Last month, an expert panel assembled by China's nuclear power agency recommended the state purchase two Enhanced Candu 6 reactors designed to use thorium fuel.
Despite such opportunity, the investment community continues to flag the financial risks of large nuclear projects. Without public subsidies, "it is extremely unlikely that private-sector developers will be willing or able to take on the construction, power price and operational risks of new nuclear stations," bank giant Citigroup reported last month.
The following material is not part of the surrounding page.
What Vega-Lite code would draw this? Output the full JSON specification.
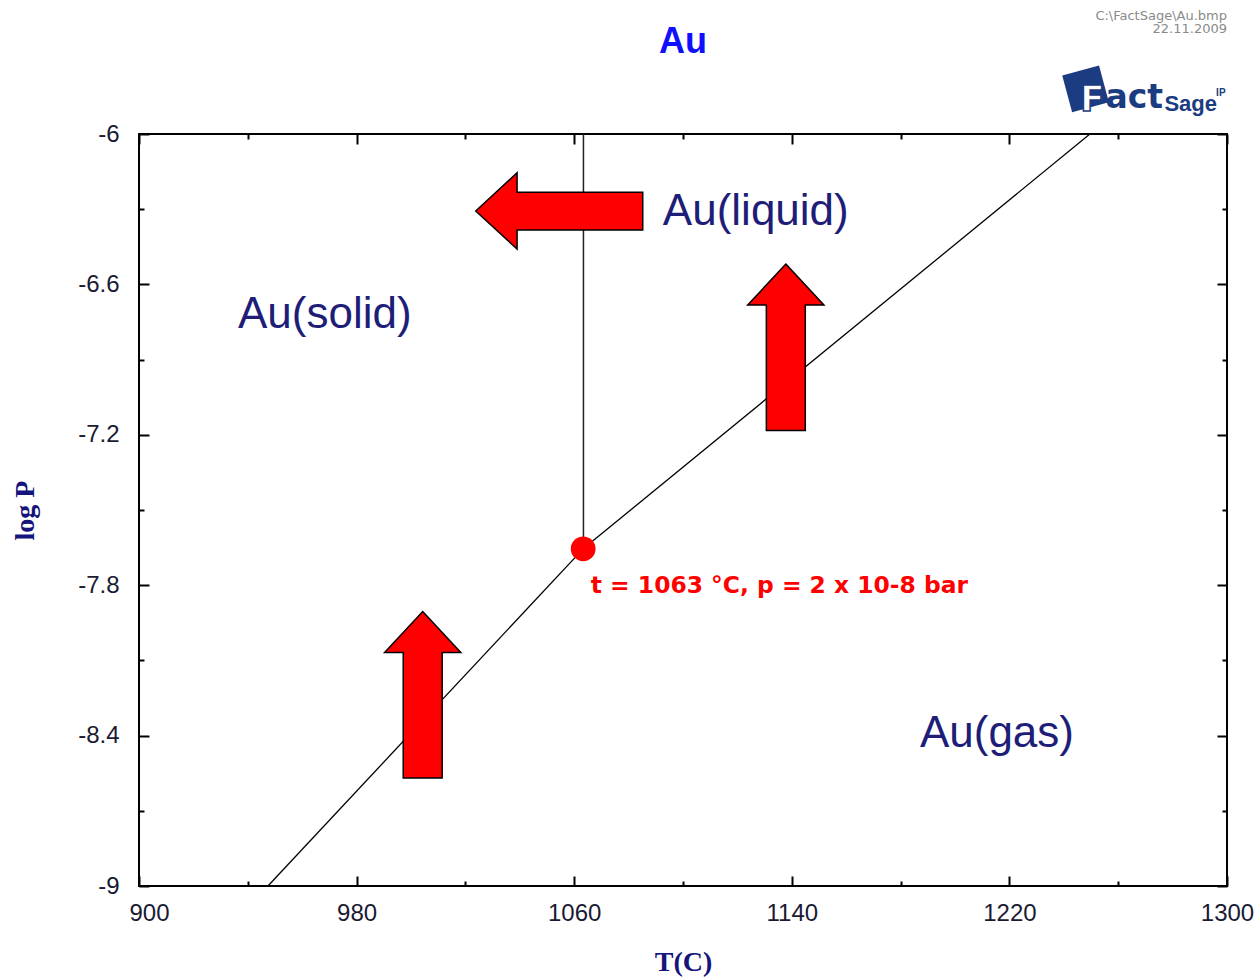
{
  "$schema": "https://vega.github.io/schema/vega-lite/v6.json",
  "width": 1088,
  "height": 752,
  "autosize": {"type": "none"},
  "padding": {"left": 139, "top": 134, "right": 33, "bottom": 94},
  "background": "#ffffff",
  "config": {
    "font": "Liberation Sans",
    "view": {"stroke": "#000000", "strokeWidth": 2}
  },
  "datasets": {
    "curve": [
      {"phase": "solid", "T": 947.4, "logP": -9.0},
      {"phase": "solid", "T": 1063.3, "logP": -7.655},
      {"phase": "liquid", "T": 1063.3, "logP": -7.655},
      {"phase": "liquid", "T": 1249.6, "logP": -6.0}
    ],
    "melt": [
      {"T": 1063.4, "logP": -7.655},
      {"T": 1063.4, "logP": -6.0}
    ],
    "arrows": [
      {"dir": "left", "T": 1054.5, "logP": -6.307},
      {"dir": "up", "T": 1137.8, "logP": -6.851},
      {"dir": "up", "T": 1004.3, "logP": -8.237}
    ],
    "triple": [
      {"T": 1063.3, "logP": -7.655}
    ],
    "phases": [
      {"text": "Au(liquid)", "T": 1092.6, "logP": -6.363},
      {"text": "Au(solid)", "T": 936.4, "logP": -6.774},
      {"text": "Au(gas)", "T": 1187.1, "logP": -8.445}
    ],
    "note": [
      {"text": "t = 1063 °C, p = 2 x 10-8 bar", "T": 1066.1, "logP": -7.831}
    ],
    "heading": [
      {"text": "Au", "T": 1100, "logP": -5.677}
    ],
    "fileinfo": [
      {"text": "C:\\FactSage\\Au.bmp", "T": 1300, "logP": -5.545},
      {"text": "22.11.2009", "T": 1300, "logP": -5.597}
    ],
    "logo": [
      {"part": "box", "text": "", "T": 1248.0, "logP": -5.820},
      {"part": "F", "text": "F", "T": 1246.0, "logP": -5.910},
      {"part": "act", "text": "act", "T": 1255.3, "logP": -5.898},
      {"part": "Sage", "text": "Sage", "T": 1277.0, "logP": -5.908},
      {"part": "tp", "text": "IP", "T": 1296.0, "logP": -5.850}
    ]
  },
  "encoding": {
    "x": {"field": "T", "type": "quantitative", "scale": {"domain": [900, 1300], "nice": false, "zero": false}, "axis": null},
    "y": {"field": "logP", "type": "quantitative", "scale": {"domain": [-9, -6], "nice": false, "zero": false}, "axis": null}
  },
  "layer": [
    {
      "data": {"name": "curve"},
      "mark": {"type": "line", "color": "#000000", "strokeWidth": 1.3},
      "encoding": {
        "detail": {"field": "phase"},
        "x": {
          "field": "T", "type": "quantitative",
          "scale": {"domain": [900, 1300], "nice": false, "zero": false},
          "axis": {
            "orient": "bottom",
            "values": [900, 940, 980, 1020, 1060, 1100, 1140, 1180, 1220, 1260, 1300],
            "domain": false,
            "grid": false,
            "tickColor": "#000000",
            "tickWidth": 2,
            "tickSize": {"condition": {"test": "(round(datum.value) - 900) % 80 == 0", "value": -10}, "value": -5},
            "labelExpr": "(round(datum.value) - 900) % 80 == 0 ? '' + round(datum.value) : ''",
            "labelPadding": 25,
            "labelOffset": {"condition": {"test": "round(datum.value) == 900", "value": 10}, "value": 0},
            "labelFont": "Liberation Sans",
            "labelFontSize": 24,
            "labelColor": "#1a1a33",
            "labelBaseline": "top",
            "labelFlush": false,
            "labelOverlap": false,
            "title": "T(C)",
            "titleFont": "Liberation Serif",
            "titleFontSize": 28,
            "titleFontWeight": "bold",
            "titleColor": "#14147a",
            "titleX": 544,
            "titleY": 84,
            "titleAlign": "center",
            "titleBaseline": "alphabetic"
          }
        },
        "y": {
          "field": "logP", "type": "quantitative",
          "scale": {"domain": [-9, -6], "nice": false, "zero": false},
          "axis": {
            "orient": "left",
            "values": [-9, -8.7, -8.4, -8.1, -7.8, -7.5, -7.2, -6.9, -6.6, -6.3, -6],
            "domain": false,
            "grid": false,
            "tickColor": "#000000",
            "tickWidth": 2,
            "tickSize": {"condition": {"test": "abs(round(datum.value * 10)) % 6 == 0", "value": -10}, "value": -5},
            "labelExpr": "abs(round(datum.value * 10)) % 6 == 0 ? '' + round(datum.value * 10) / 10 : ''",
            "labelPadding": 30,
            "labelFont": "Liberation Sans",
            "labelFontSize": 24,
            "labelColor": "#1a1a33",
            "labelOverlap": false,
            "labelFlush": false,
            "title": "log P",
            "titleFont": "Liberation Serif",
            "titleFontSize": 28,
            "titleFontWeight": "bold",
            "titleColor": "#14147a",
            "titleAngle": -90,
            "titleX": -106,
            "titleY": 376,
            "titleAlign": "center",
            "titleBaseline": "alphabetic"
          }
        }
      }
    },
    {
      "data": {"name": "melt"},
      "mark": {"type": "line", "color": "#222222", "strokeWidth": 1.5},
      "encoding": {
        "order": {"field": "logP"},
        "x": {
          "field": "T", "type": "quantitative",
          "scale": {"domain": [900, 1300], "nice": false, "zero": false},
          "axis": {
            "orient": "top",
            "values": [900, 940, 980, 1020, 1060, 1100, 1140, 1180, 1220, 1260, 1300],
            "domain": false,
            "grid": false,
            "labels": false,
            "title": null,
            "tickColor": "#000000",
            "tickWidth": 2,
            "tickSize": {"condition": {"test": "(round(datum.value) - 900) % 80 == 0", "value": -10}, "value": -5}
          }
        },
        "y": {
          "field": "logP", "type": "quantitative",
          "scale": {"domain": [-9, -6], "nice": false, "zero": false},
          "axis": {
            "orient": "right",
            "values": [-9, -8.7, -8.4, -8.1, -7.8, -7.5, -7.2, -6.9, -6.6, -6.3, -6],
            "domain": false,
            "grid": false,
            "labels": false,
            "title": null,
            "tickColor": "#000000",
            "tickWidth": 2,
            "tickSize": {"condition": {"test": "abs(round(datum.value * 10)) % 6 == 0", "value": -10}, "value": -5}
          }
        }
      }
    },
    {
      "data": {"name": "arrows"},
      "transform": [{"filter": "datum.dir == 'left'"}],
      "mark": {
        "type": "point",
        "shape": "M-1,0 L-0.505,-0.457 L-0.505,-0.223 L1,-0.223 L1,0.229 L-0.505,0.229 L-0.505,0.456 Z",
        "size": 27889,
        "filled": true,
        "fill": "#ff0000",
        "stroke": "#000000",
        "strokeWidth": 1.5,
        "opacity": 1,
        "fillOpacity": 1
      }
    },
    {
      "data": {"name": "arrows"},
      "transform": [{"filter": "datum.dir == 'up'"}],
      "mark": {
        "type": "point",
        "shape": "M0,-1 L0.458,-0.508 L0.234,-0.508 L0.234,1 L-0.234,1 L-0.234,-0.508 L-0.458,-0.508 Z",
        "size": 27700,
        "filled": true,
        "fill": "#ff0000",
        "stroke": "#000000",
        "strokeWidth": 1.5,
        "opacity": 1,
        "fillOpacity": 1
      }
    },
    {
      "data": {"name": "triple"},
      "mark": {"type": "point", "shape": "circle", "size": 615, "filled": true, "fill": "#ff0000", "opacity": 1, "strokeWidth": 0}
    },
    {
      "data": {"name": "phases"},
      "mark": {"type": "text", "align": "left", "baseline": "alphabetic", "font": "Liberation Sans", "fontSize": 44, "color": "#1e1e78"},
      "encoding": {"text": {"field": "text"}}
    },
    {
      "data": {"name": "note"},
      "mark": {"type": "text", "align": "left", "baseline": "alphabetic", "font": "DejaVu Sans", "fontSize": 23.4, "fontWeight": "bold", "color": "#ff0000"},
      "encoding": {"text": {"field": "text"}}
    },
    {
      "data": {"name": "heading"},
      "mark": {"type": "text", "align": "center", "baseline": "alphabetic", "font": "Liberation Sans", "fontSize": 36, "fontWeight": "bold", "color": "#1010ff"},
      "encoding": {"text": {"field": "text"}}
    },
    {
      "data": {"name": "fileinfo"},
      "mark": {"type": "text", "align": "right", "baseline": "alphabetic", "font": "DejaVu Sans", "fontSize": 13, "color": "#8a8a8a"},
      "encoding": {"text": {"field": "text"}}
    },
    {
      "data": {"name": "logo"},
      "transform": [{"filter": "datum.part == 'box'"}],
      "mark": {"type": "point", "shape": "square", "size": 1450, "angle": -15, "filled": true, "fill": "#1b3c80", "opacity": 1}
    },
    {
      "data": {"name": "logo"},
      "transform": [{"filter": "datum.part == 'F'"}],
      "mark": {"type": "text", "align": "left", "baseline": "alphabetic", "font": "DejaVu Sans", "fontSize": 36, "fontWeight": "bold", "fill": "#ffffff", "stroke": "#1b3c80", "strokeWidth": 1.5},
      "encoding": {"text": {"field": "text"}}
    },
    {
      "data": {"name": "logo"},
      "transform": [{"filter": "datum.part == 'act'"}],
      "mark": {"type": "text", "align": "left", "baseline": "alphabetic", "font": "DejaVu Sans", "fontSize": 33, "fontWeight": "bold", "color": "#1b3c80"},
      "encoding": {"text": {"field": "text"}}
    },
    {
      "data": {"name": "logo"},
      "transform": [{"filter": "datum.part == 'Sage'"}],
      "mark": {"type": "text", "align": "left", "baseline": "alphabetic", "font": "Liberation Sans", "fontSize": 22, "fontWeight": "bold", "color": "#1b3c80"},
      "encoding": {"text": {"field": "text"}}
    },
    {
      "data": {"name": "logo"},
      "transform": [{"filter": "datum.part == 'tp'"}],
      "mark": {"type": "text", "align": "left", "baseline": "alphabetic", "font": "Liberation Sans", "fontSize": 10, "fontWeight": "bold", "color": "#1b3c80"},
      "encoding": {"text": {"field": "text"}}
    }
  ],
  "resolve": {"axis": {"x": "independent", "y": "independent"}}
}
France's state-owned nuclear company Areva SA, GE Nuclear, Bruce Power, and engineering firm SNC-Lavalin are the usual suspects as potential bidders. One Atomic Energy veteran, who asked to remain anonymous, said the most likely scenario is a partnership between GE, SNC-Lavalin and the federal government.
Areva, despite expressing interest in the past, may be more reluctant. It has offered to license its own reactor technology to Atomic Energy, but critics are suspicious that a deal with the French company would spell the end of the Candu reactor. "A critical factor in considering potential investors is the need to retain the design capability for Candu here in Canada," said Neil Alexander, president of the Organization of Candu Industries.
Said Ivanco of Atomic Energy's union: "We are very uncomfortable about the industry falling out of government control."
Roger Alexander, president of Areva Canada, told a parliamentary committee last month that the business case for Atomic Energy is difficult to swallow. He questioned the idea of purchasing the Candu business for $300 million - the figure most frequently passed around - when the subsidies it receives annually are higher than its revenues.
"In any business deal you've got to look at your return on investment," Alexander said Thursday in a phone interview. "From that standpoint it will be interesting to see what data is available to support an investment."